Material to process:
.....
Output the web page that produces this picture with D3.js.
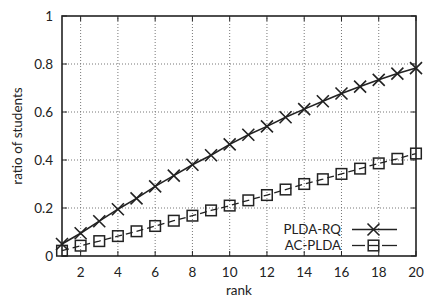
.....
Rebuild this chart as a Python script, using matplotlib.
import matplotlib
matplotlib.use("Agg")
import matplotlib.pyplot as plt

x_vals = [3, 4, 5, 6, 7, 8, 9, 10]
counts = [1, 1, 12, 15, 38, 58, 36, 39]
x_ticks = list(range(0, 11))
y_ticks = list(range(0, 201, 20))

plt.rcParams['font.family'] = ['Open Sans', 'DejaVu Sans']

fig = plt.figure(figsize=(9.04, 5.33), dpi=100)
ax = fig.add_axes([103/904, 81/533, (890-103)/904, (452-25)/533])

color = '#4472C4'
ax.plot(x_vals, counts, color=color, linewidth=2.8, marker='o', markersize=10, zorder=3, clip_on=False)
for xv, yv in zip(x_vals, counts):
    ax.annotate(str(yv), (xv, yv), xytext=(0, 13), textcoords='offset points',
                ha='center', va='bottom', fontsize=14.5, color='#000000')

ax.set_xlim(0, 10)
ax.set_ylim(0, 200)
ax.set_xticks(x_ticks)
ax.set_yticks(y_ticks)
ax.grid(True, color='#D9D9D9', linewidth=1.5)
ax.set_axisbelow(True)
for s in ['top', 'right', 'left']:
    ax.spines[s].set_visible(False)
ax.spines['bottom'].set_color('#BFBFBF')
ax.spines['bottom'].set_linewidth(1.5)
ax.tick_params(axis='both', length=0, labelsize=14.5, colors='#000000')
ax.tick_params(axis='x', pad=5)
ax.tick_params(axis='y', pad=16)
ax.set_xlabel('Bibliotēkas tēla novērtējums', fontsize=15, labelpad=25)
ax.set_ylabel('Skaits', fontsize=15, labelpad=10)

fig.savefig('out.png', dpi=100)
.....
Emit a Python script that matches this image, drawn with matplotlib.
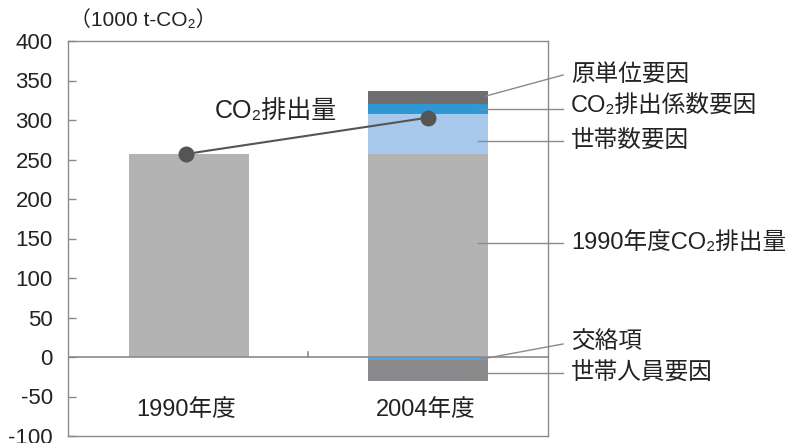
.....
Your output shall consist solely of the lines from the line with "Rebuild this chart" to the line with "ha='center', va='bottom', fontsize=14.5, color='#000000')", reproduced exactly, both ends included.

Rebuild this chart as a Python script, using matplotlib.
import matplotlib
matplotlib.use("Agg")
import matplotlib.pyplot as plt

x_vals = [3, 4, 5, 6, 7, 8, 9, 10]
counts = [1, 1, 12, 15, 38, 58, 36, 39]
x_ticks = list(range(0, 11))
y_ticks = list(range(0, 201, 20))

plt.rcParams['font.family'] = ['Open Sans', 'DejaVu Sans']

fig = plt.figure(figsize=(9.04, 5.33), dpi=100)
ax = fig.add_axes([103/904, 81/533, (890-103)/904, (452-25)/533])

color = '#4472C4'
ax.plot(x_vals, counts, color=color, linewidth=2.8, marker='o', markersize=10, zorder=3, clip_on=False)
for xv, yv in zip(x_vals, counts):
    ax.annotate(str(yv), (xv, yv), xytext=(0, 13), textcoords='offset points',
                ha='center', va='bottom', fontsize=14.5, color='#000000')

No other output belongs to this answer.